I have bought two Discos off owners that came straight from the repair shop. One had a plugged valve cover baffle and had blown the lower intake end seals out and was leaking a quart of oil every 30 miles. The PO paid to have the gasket replaced, when it blew out again the shop told him the motor was worn out (129 on the clock) and needed a new engine. Paid $700 for that one, mint FL truck I am still driving today.
The other one was a girl in NC, stuck thermostat so it was overheating fast and ticking when hot. Took it to two shops one of which was the dealer and they both told her it needed a new engine. She didn't even blow the hg because she would turn it off in the middle of traffic before it got too hot. I put a 180 thermostat in it and it never ticked again. I think I paid $700 for that one too.
I have bought two Discos off owners that came straight from the repair shop. One had a plugged valve cover baffle and had blown the lower intake end seals out and was leaking a quart of oil every 30 miles. The PO paid to have the gasket replaced, when it blew out again the shop told him the motor was worn out (129 on the clock) and needed a new engine. Paid $700 for that one, mint FL truck I am still driving today.

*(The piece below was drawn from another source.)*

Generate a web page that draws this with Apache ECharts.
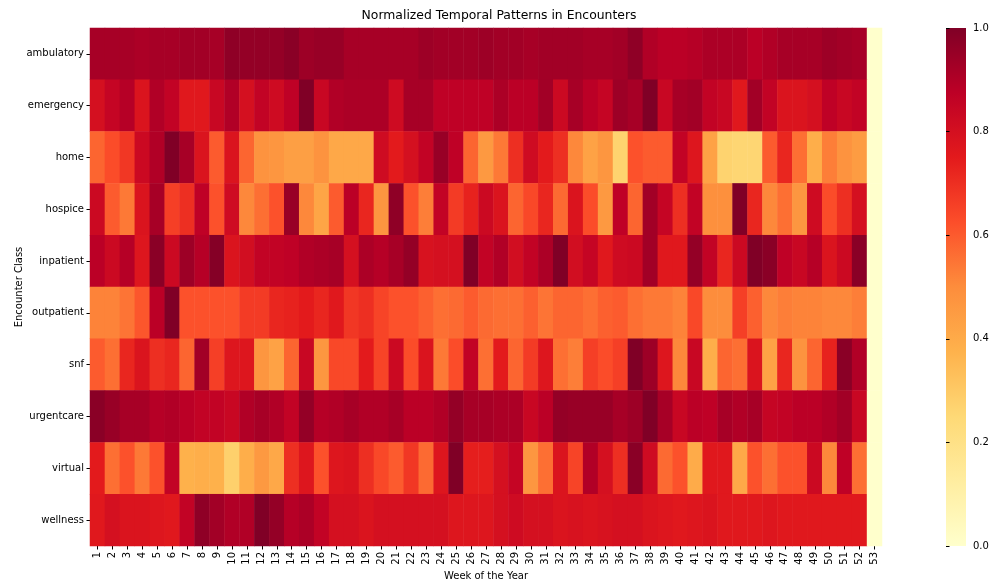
<!DOCTYPE html>
<html><head><meta charset="utf-8">
<script src="https://cdn.jsdelivr.net/npm/echarts@6/dist/echarts.min.js"></script>
<style>html,body{margin:0;padding:0;background:#fff}#c{width:998px;height:583px}</style>
</head><body><div id="c"></div>
<script>
const classes = ["ambulatory","emergency","home","hospice","inpatient","outpatient","snf","urgentcare","virtual","wellness"];
const weeks = Array.from({length:53},(_,i)=>String(i+1));
const ambulatory = [0.92,0.92,0.92,0.91,0.92,0.92,0.93,0.93,0.92,0.97,0.96,0.96,0.96,0.98,0.94,0.95,0.95,0.92,0.92,0.92,0.92,0.92,0.94,0.93,0.93,0.93,0.94,0.93,0.93,0.92,0.93,0.93,0.93,0.92,0.92,0.93,0.97,0.9,0.88,0.88,0.89,0.91,0.91,0.91,0.88,0.9,0.92,0.92,0.92,0.94,0.93,0.92,0];
const emergency = [0.8,0.85,0.89,0.78,0.9,0.86,0.76,0.76,0.84,0.9,0.8,0.86,0.82,0.87,1.0,0.84,0.9,0.91,0.91,0.91,0.82,0.92,0.92,0.87,0.87,0.87,0.87,0.91,0.88,0.88,0.93,0.83,0.92,0.88,0.85,0.94,0.92,1.0,0.84,0.92,0.93,0.86,0.84,0.76,0.93,0.86,0.78,0.78,0.8,0.87,0.84,0.86,0];
const home = [0.58,0.63,0.68,0.83,0.9,1.0,0.92,0.78,0.6,0.78,0.58,0.48,0.47,0.44,0.44,0.48,0.41,0.41,0.41,0.82,0.75,0.8,0.86,0.95,0.87,0.58,0.46,0.54,0.7,0.82,0.75,0.7,0.51,0.43,0.47,0.27,0.62,0.6,0.6,0.86,0.77,0.43,0.27,0.26,0.26,0.6,0.72,0.56,0.39,0.53,0.48,0.45,0];
const hospice = [0.83,0.6,0.54,0.78,0.92,0.66,0.7,0.87,0.62,0.82,0.51,0.56,0.62,0.95,0.51,0.42,0.6,0.88,0.72,0.47,0.97,0.62,0.53,0.86,0.67,0.73,0.83,0.78,0.58,0.64,0.72,0.57,0.78,0.63,0.46,0.87,0.58,0.93,0.85,0.7,0.86,0.49,0.49,1.0,0.72,0.51,0.56,0.47,0.82,0.63,0.7,0.8,0];
const inpatient = [0.88,0.83,0.89,0.77,0.98,0.83,0.94,0.89,0.99,0.78,0.81,0.86,0.86,0.87,0.9,0.91,0.92,0.8,0.91,0.89,0.92,0.96,0.79,0.8,0.8,1.0,0.86,0.9,0.81,0.86,0.91,1.0,0.81,0.85,0.76,0.82,0.83,0.93,0.76,0.76,0.96,0.86,0.72,0.83,1.0,0.98,0.87,0.84,0.89,0.78,0.83,0.98,0];
const outpatient = [0.52,0.52,0.55,0.61,0.88,1.0,0.62,0.62,0.62,0.62,0.67,0.67,0.72,0.73,0.75,0.72,0.76,0.68,0.7,0.65,0.62,0.62,0.59,0.56,0.57,0.6,0.57,0.56,0.56,0.59,0.55,0.58,0.58,0.56,0.59,0.6,0.56,0.54,0.54,0.52,0.64,0.5,0.5,0.66,0.59,0.51,0.53,0.52,0.52,0.51,0.51,0.53,0];
const snf = [0.6,0.56,0.72,0.78,0.7,0.72,0.58,0.93,0.66,0.77,0.77,0.47,0.43,0.58,0.84,0.47,0.64,0.64,0.75,0.65,0.83,0.63,0.78,0.54,0.63,0.86,0.56,0.75,0.58,0.67,0.77,0.56,0.53,0.66,0.63,0.66,1.0,0.94,0.77,0.51,0.84,0.39,0.58,0.56,0.78,0.43,0.72,0.48,0.58,0.73,0.98,0.9,0];
const urgentcare = [0.98,0.95,0.92,0.92,0.89,0.9,0.88,0.86,0.86,0.84,0.9,0.92,0.9,0.86,0.96,0.89,0.9,0.92,0.9,0.9,0.92,0.88,0.88,0.9,0.96,0.92,0.92,0.91,0.91,0.84,0.88,0.96,0.95,0.95,0.95,0.92,0.94,1.0,0.92,0.84,0.88,0.87,0.92,0.9,0.92,0.85,0.86,0.88,0.88,0.9,0.93,0.84,0];
const virtual = [0.75,0.56,0.62,0.54,0.62,0.86,0.38,0.39,0.38,0.28,0.39,0.46,0.41,0.7,0.77,0.62,0.77,0.78,0.7,0.64,0.6,0.68,0.57,0.77,1.0,0.74,0.74,0.8,0.85,0.47,0.56,0.78,0.65,0.9,0.8,0.7,0.98,0.82,0.57,0.62,0.4,0.76,0.76,0.41,0.62,0.56,0.62,0.62,0.83,0.51,0.87,0.56,0];
const wellness = [0.76,0.8,0.78,0.78,0.77,0.76,0.86,0.97,0.93,0.9,0.9,1.0,0.96,0.89,0.91,0.86,0.8,0.8,0.78,0.8,0.8,0.8,0.8,0.8,0.77,0.77,0.77,0.8,0.82,0.8,0.8,0.78,0.79,0.78,0.79,0.8,0.8,0.78,0.77,0.76,0.77,0.78,0.76,0.76,0.76,0.77,0.76,0.76,0.76,0.76,0.76,0.76,0];
const rows = [ambulatory,emergency,home,hospice,inpatient,outpatient,snf,urgentcare,virtual,wellness];

const palette = ['#ffffcc','#ffeda0','#fed976','#feb24c','#fd8d3c','#fc4e2a','#e31a1c','#bd0026','#800026'];
const data = [];
rows.forEach((r,yi)=>r.forEach((v,xi)=>data.push([xi,yi,v])));
const FONT = "DejaVu Sans";
const chart = echarts.init(document.getElementById('c'));
const cbTop = 28, cbH = 518;
chart.setOption({
  animation:false,
  textStyle:{fontFamily:FONT},
  title:{text:"Normalized Temporal Patterns in Encounters",left:'center',top:10,itemGap:0,padding:0,
    textStyle:{fontFamily:FONT,fontSize:12.4,fontWeight:'normal',color:'#000'}},
  grid:[{left:90,right:116,top:28,bottom:37,containLabel:false,outerBoundsMode:'none'},
        {left:946,width:20,top:28,bottom:37,containLabel:false,outerBoundsMode:'none'}],
  xAxis:[{type:'category',data:weeks,gridIndex:0,name:'Week of the Year',nameLocation:'middle',nameGap:25,nameMoveOverlap:false,
    nameTextStyle:{fontFamily:FONT,fontSize:10,color:'#000'},
    axisLine:{show:false},axisTick:{show:true,alignWithLabel:true,length:3.5,lineStyle:{color:'#000'}},
    axisLabel:{rotate:90,interval:0,fontSize:10,color:'#000',margin:6,fontFamily:FONT},splitLine:{show:false}},
    {type:'value',gridIndex:1,show:false,min:0,max:1}],
  yAxis:[{type:'category',data:classes,inverse:true,gridIndex:0,name:'Encounter Class',nameLocation:'middle',nameGap:66,nameMoveOverlap:false,
    nameTextStyle:{fontFamily:FONT,fontSize:10,color:'#000'},
    axisLine:{show:false},axisTick:{show:true,alignWithLabel:true,length:3.5,lineStyle:{color:'#000'}},
    axisLabel:{fontSize:10,color:'#000',margin:6,fontFamily:FONT},splitLine:{show:false}},
    {type:'value',gridIndex:1,min:0,max:1,interval:0.2,position:'right',
    axisLine:{show:false},axisTick:{show:true,length:3.5,lineStyle:{color:'#000'}},
    axisLabel:{fontSize:10,color:'#000',margin:7,fontFamily:FONT,formatter:v=>v.toFixed(1)},splitLine:{show:false}}],
  visualMap:{type:'continuous',show:false,min:0,max:1,seriesIndex:0,inRange:{color:palette}},
  graphic:[{type:'rect',shape:{x:946,y:cbTop,width:20,height:cbH},silent:true,z:-1,
    style:{fill:new echarts.graphic.LinearGradient(0,1,0,0,palette.map((c,i)=>({offset:i/(palette.length-1),color:c})))}}],
  series:[{type:'heatmap',xAxisIndex:0,yAxisIndex:0,data:data,itemStyle:{borderWidth:0},emphasis:{disabled:true},progressive:0}]
});
</script></body></html>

The other one was a girl in NC, stuck thermostat so it was overheating fast and ticking when hot. Took it to two shops one of which was the dealer and they both told her it needed a new engine. She didn't even blow the hg because she would turn it off in the middle of traffic before it got too hot. I put a 180 thermostat in it and it never ticked again. I think I paid $700 for that one too.